● EXERCISE BRIEF
What lines of the data include the string "matplotlib"? Copy them all.

● PROVIDED MATERIAL

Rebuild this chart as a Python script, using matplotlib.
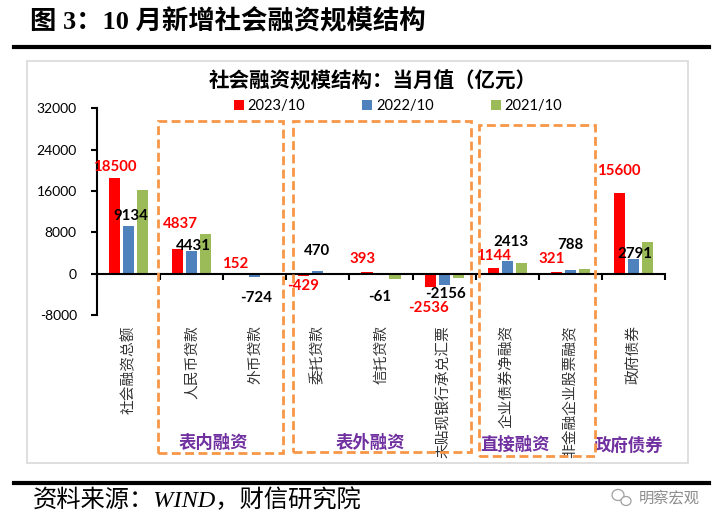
import matplotlib
matplotlib.use("Agg")
import matplotlib.pyplot as plt
import matplotlib.patches as patches
import numpy as np

plt.rcParams['font.family'] = ['Lato', 'Noto Sans CJK SC']

# data (亿元)
categories = ['社会融资总额', '人民币贷款', '外币贷款', '委托贷款', '信托贷款',
              '未贴现银行承兑汇票', '企业债券净融资', '非金融企业股票融资', '政府债券']
series_names = ['2023/10', '2022/10', '2021/10']
vals_2023 = [18500, 4837, 152, -429, 393, -2536, 1144, 321, 15600]
vals_2022 = [9134, 4431, -724, 470, -61, -2156, 2413, 788, 2791]
vals_2021 = [16200, 7752, -60, -150, -1000, -800, 2150, 900, 6200]
yticks = [-8000, 0, 8000, 16000, 24000, 32000]
groups = ['表内融资', '表外融资', '直接融资', '政府债券']

colors = ['#FF0000', '#4F81BD', '#9BBB59']

# hand-placed label nudges in px (dx, dy), as in the source chart
off_2023 = [(0, 11), (2.5, 25), (-6, 9), (-1, -10.5), (-4, 12.7), (-1.4, -21), (0, 12), (-4.5, 13), (-1, 21.7)]
off_2022 = [(2.3, 10), (1.4, 5), (1.6, -20.6), (-1, 20), (-1, -23), (1, -9), (3.8, 18.8), (0, 24.2), (1.4, 5.6)]

W, H = 724, 529
fig = plt.figure(figsize=(W / 100, H / 100), dpi=100)

def fx(px):
    return px / W

def fy(py):
    return 1 - py / H

ax = fig.add_axes([fx(97), fy(315), fx(665) - fx(97), fy(108.3) - fy(315)])

x = np.arange(len(categories))
bw = 0.175
step = 0.222
for k, (vals, c, name) in enumerate(zip([vals_2023, vals_2022, vals_2021], colors, series_names)):
    ax.bar(x + (k - 1) * step, vals, width=bw, color=c, label=name, zorder=2)

ax.set_xlim(-0.5, len(categories) - 0.5)
ax.set_ylim(-8000, 32000)
ax.set_yticks(yticks)
ax.set_yticklabels([str(v) for v in yticks], fontsize=10)
ax.tick_params(axis='y', direction='out', length=4.5, width=1.5, pad=10)
ax.set_xticks(np.arange(len(categories) + 1) - 0.5)
ax.set_xticklabels([])
ax.tick_params(axis='x', direction='out', length=4.5, width=1.5)

for s in ['top', 'right']:
    ax.spines[s].set_visible(False)
ax.spines['bottom'].set_position(('data', 0))
ax.spines['bottom'].set_linewidth(1.5)
ax.spines['left'].set_linewidth(1.5)
ax.patch.set_alpha(0)

# data labels
px2pt = 0.72
for k, (vals, offs, col) in enumerate([(vals_2023, off_2023, '#FF0000'), (vals_2022, off_2022, 'black')]):
    for i, (v, (dx, dy)) in enumerate(zip(vals, offs)):
        ax.annotate(str(v), xy=(i + (k - 1) * step, v), xytext=(dx * px2pt, dy * px2pt),
                    textcoords='offset points', ha='center', va='center',
                    fontsize=10.8, fontweight='bold', color=col, zorder=5)

# category labels (vertical)
for i, name in enumerate(categories):
    ax.annotate(name, xy=(i, 0), xycoords=('data', 'axes fraction'),
                xytext=(0, -7.2), textcoords='offset points',
                rotation=90, ha='center', va='top', fontsize=10.6,
                family=['Noto Sans CJK SC'], color='#333333')

ax.legend(loc='center', bbox_to_anchor=(fx(398), fy(106)), bbox_transform=fig.transFigure,
          ncol=3, frameon=False, fontsize=10.5, handlelength=0.7, handleheight=0.7,
          handletextpad=0.25, columnspacing=3.9, borderpad=0)

# chart frame
fig.patches.append(patches.Rectangle((fx(27), fy(463)), fx(688) - fx(27), fy(61) - fy(463),
                                     transform=fig.transFigure, fill=False,
                                     edgecolor='#D9D9D9', lw=1.2))

fig.text(fx(373), fy(81), '社会融资规模结构：当月值（亿元）', ha='center', va='center',
         fontsize=14.8, fontweight='bold', family=['Noto Sans CJK SC'])

# dashed group boxes
boxes = [(158.3, 121, 283, 453.3), (293.3, 121, 471, 452.3), (479, 125, 595, 455.7)]
for (x0, y0, x1, y1) in boxes:
    fig.patches.append(patches.Rectangle((fx(x0), fy(y1)), fx(x1) - fx(x0), fy(y0) - fy(y1),
                                         transform=fig.transFigure, fill=False,
                                         edgecolor='#F79646', lw=2, linestyle=(0, (3.2, 1.6)),
                                         zorder=6))

group_pos = [(213, 443), (370, 443), (515, 445), (628, 446)]
for g, (gx, gy) in zip(groups, group_pos):
    fig.text(fx(gx), fy(gy), g, ha='center', va='center', fontsize=12.5,
             fontweight='bold', color='#7030A0', family=['Noto Sans CJK SC'])

# page title, rules and source
fig.text(fx(30), fy(21), '图 3：10 月新增社会融资规模结构', ha='left', va='center',
         fontsize=19, fontweight='bold', family=['Liberation Serif', 'Noto Sans CJK SC'])
fig.add_artist(plt.Line2D([fx(14), fx(709)], [fy(47), fy(47)], color='black', lw=3,
                          transform=fig.transFigure))
fig.add_artist(plt.Line2D([fx(14), fx(709)], [fy(483), fy(483)], color='black', lw=3,
                          transform=fig.transFigure))
fig.text(fx(33), fy(500), '资料来源：WIND，财信研究院', ha='left', va='center',
         fontsize=17.5, style='italic', family=['Liberation Serif', 'Noto Sans CJK SC'])

# watermark
fig.text(fx(700), fy(498), '明察宏观', ha='right', va='center', fontsize=11,
         color='#8C8C8C', family=['Noto Sans CJK SC'])
fig.patches.append(patches.Ellipse((fx(618), fy(495)), fx(12), 11 / H, transform=fig.transFigure,
                                   fill=False, edgecolor='#A0A0A0', lw=0.9))
fig.patches.append(patches.Ellipse((fx(626), fy(501)), fx(10), 9 / H, transform=fig.transFigure,
                                   facecolor='white', edgecolor='#A0A0A0', lw=0.9))

fig.savefig('out.png', dpi=100)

● ANSWER IN FULL
Rebuild this chart as a Python script, using matplotlib.
import matplotlib
matplotlib.use("Agg")
import matplotlib.pyplot as plt
import matplotlib.patches as patches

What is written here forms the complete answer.